Has she moved on to Final Fantasy or what?
Our trailers all have an ID number and a name, so drivers don’t end up taking the wrong one out of the yard.
Whoever thinks of food to name them after has clearly run out of ideas and have started recycling them. We now have two trailers in our yard called Sole and two called Kidney, which defeats the whole purpose really.
Despite a public sector pay cap because they apparently don’t have the budget to pay us more, our senior managers have decided to give each of us an expensive tablet that we don’t need. Can I just have the cash please mates?
Quite a lot of Toryball fans at work - which, as someone from Birmingham, is something that irks me no end anyway.
They’re bad enough during the normal football season but fuck me, all the rugby bore shit has been multiplied by a thousand for the World Cup. “Has he broke a nail?” HA HA HA.
Give it a fucking rest.
Someone I worked with refused to participate in the World Cup sweepstake as ‘there will not be one for the rugby 7s world cup next month’
even after reading this entire thread in one sitting, i have nothing to add
seemingly i am very un-irk-able in my current job
We are in open-plan hell. Not only does everyone talk constantly, but people from another team have decided that the perfect place to have their team meetings and phone calls is at the table right by my desk. Acoustics in here are fantastic too, so I’m right now listening to someone sitting on the other side of the room having a detailed and presumably intended to be private conversation.
Mate in this Aussie office people regularly just have radios on at their desks. What’s even weirder is they all have to take phone calls constantly so surely they would prefer not to have the maddening sound of radios drifting around. I am so glad of my headphones most days.
I am IRKED just reading that.
I wear headphones a fair bit (the DiS compilation helped me calm down this morning ) but part of my job is meant to be coaching and helping the rest of my team, which is difficult when I’ve got my head down, earplugs in and a scowl on my face. (Oh also the building isn’t finished so there is drilling and banging going on intermittently in the background. Which is actually preferable to constant multiple conversations).
I think this goes here. I’m leaving my job in 2 weeks to return to university. I currently support people in the community, with a small caseload. I gave my notice in 4 weeks ago, so 6 weeks total, at which point they told me not to inform my clients as they were working on contingency plans (finding replacements). Just got an email saying none of my hours will be covered, and asking me to inform my clients that, once I leave, their support will stop (at least for the time being). Obviously I don’t think this should be my responsibility…but the alternative is likely that they’re not informed at all.
Things you are currently putting off
That’s grim as fuck
Yeah…the email is written in much more euphemistic terms…but that’s the upshot of it.
“Thanks for letting these people down wonton”
Sly as fuck
Just reading a document that contains the following punctuation abomination:
“…the carrying value of its’ investments.”
Didn’t know you had Stephen King as a client.

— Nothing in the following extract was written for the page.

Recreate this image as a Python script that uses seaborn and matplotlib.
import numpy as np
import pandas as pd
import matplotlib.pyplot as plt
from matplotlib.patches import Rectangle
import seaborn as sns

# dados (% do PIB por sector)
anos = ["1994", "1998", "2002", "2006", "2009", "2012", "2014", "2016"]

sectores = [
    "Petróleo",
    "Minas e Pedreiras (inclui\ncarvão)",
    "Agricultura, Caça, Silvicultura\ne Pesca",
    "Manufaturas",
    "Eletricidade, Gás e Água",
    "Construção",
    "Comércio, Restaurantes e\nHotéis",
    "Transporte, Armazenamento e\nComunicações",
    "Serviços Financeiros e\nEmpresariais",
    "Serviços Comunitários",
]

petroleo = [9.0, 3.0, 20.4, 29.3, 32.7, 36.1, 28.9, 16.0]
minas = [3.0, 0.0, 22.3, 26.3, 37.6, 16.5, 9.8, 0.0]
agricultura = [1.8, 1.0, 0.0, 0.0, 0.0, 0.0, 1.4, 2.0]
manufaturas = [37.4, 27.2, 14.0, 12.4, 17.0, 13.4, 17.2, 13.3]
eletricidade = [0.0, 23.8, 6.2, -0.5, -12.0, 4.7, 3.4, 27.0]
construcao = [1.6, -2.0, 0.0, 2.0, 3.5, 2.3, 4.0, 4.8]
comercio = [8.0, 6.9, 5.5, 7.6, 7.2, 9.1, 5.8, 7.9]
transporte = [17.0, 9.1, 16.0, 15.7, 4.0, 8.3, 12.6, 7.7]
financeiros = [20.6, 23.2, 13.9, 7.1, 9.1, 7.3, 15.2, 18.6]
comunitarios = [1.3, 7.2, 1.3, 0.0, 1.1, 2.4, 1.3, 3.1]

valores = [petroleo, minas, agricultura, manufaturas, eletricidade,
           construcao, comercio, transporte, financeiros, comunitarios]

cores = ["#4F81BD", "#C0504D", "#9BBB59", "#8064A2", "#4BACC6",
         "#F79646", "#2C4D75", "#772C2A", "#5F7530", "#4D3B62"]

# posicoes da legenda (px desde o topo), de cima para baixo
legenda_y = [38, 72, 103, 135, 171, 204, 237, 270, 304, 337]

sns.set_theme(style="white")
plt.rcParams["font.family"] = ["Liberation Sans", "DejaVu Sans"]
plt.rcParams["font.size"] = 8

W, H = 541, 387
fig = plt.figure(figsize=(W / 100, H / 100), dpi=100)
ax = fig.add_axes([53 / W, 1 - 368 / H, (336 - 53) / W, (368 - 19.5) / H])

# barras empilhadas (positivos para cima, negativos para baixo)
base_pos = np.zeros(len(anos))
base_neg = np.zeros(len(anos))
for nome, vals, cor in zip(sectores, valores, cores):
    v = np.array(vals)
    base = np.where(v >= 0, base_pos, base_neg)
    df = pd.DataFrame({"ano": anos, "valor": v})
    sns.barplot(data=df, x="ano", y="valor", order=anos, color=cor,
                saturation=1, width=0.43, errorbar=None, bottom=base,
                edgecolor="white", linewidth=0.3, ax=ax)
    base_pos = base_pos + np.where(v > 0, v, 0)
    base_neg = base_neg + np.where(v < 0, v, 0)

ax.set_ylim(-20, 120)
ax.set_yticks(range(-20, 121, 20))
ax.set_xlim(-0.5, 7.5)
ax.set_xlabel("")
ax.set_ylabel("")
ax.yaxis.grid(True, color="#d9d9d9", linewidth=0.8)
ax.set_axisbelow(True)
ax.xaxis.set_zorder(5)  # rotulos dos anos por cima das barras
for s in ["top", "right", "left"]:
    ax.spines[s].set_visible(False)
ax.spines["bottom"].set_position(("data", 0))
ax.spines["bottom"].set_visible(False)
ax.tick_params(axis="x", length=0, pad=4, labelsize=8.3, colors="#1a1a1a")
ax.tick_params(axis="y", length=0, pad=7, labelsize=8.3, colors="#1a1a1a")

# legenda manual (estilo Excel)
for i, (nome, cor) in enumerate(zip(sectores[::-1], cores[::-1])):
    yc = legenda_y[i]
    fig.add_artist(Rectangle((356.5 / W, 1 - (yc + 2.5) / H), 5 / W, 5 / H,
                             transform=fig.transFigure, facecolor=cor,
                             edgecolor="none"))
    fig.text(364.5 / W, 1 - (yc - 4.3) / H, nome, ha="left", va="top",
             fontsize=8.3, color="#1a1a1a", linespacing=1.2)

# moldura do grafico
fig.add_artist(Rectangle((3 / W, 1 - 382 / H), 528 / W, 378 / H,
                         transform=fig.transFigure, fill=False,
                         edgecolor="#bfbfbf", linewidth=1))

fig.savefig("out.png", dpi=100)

Just been chased for something I was asked to do in an email I was CC’d into, unbelievable
This reminded me of an idea I had to market the next IT film - they should do a John Lewis advert style version of Three Lions.
Single piano note, then breathy female vocals “IT’s coming home…”
That’s fine. Read your emails properly
Nah, if you are asking me to do something the email needs to be sent and addressed to me, not copied in. This is standard office procedure
What if it’s a reply to an email you were cc’d in?
You expect the person to not hit reply all and email you personally?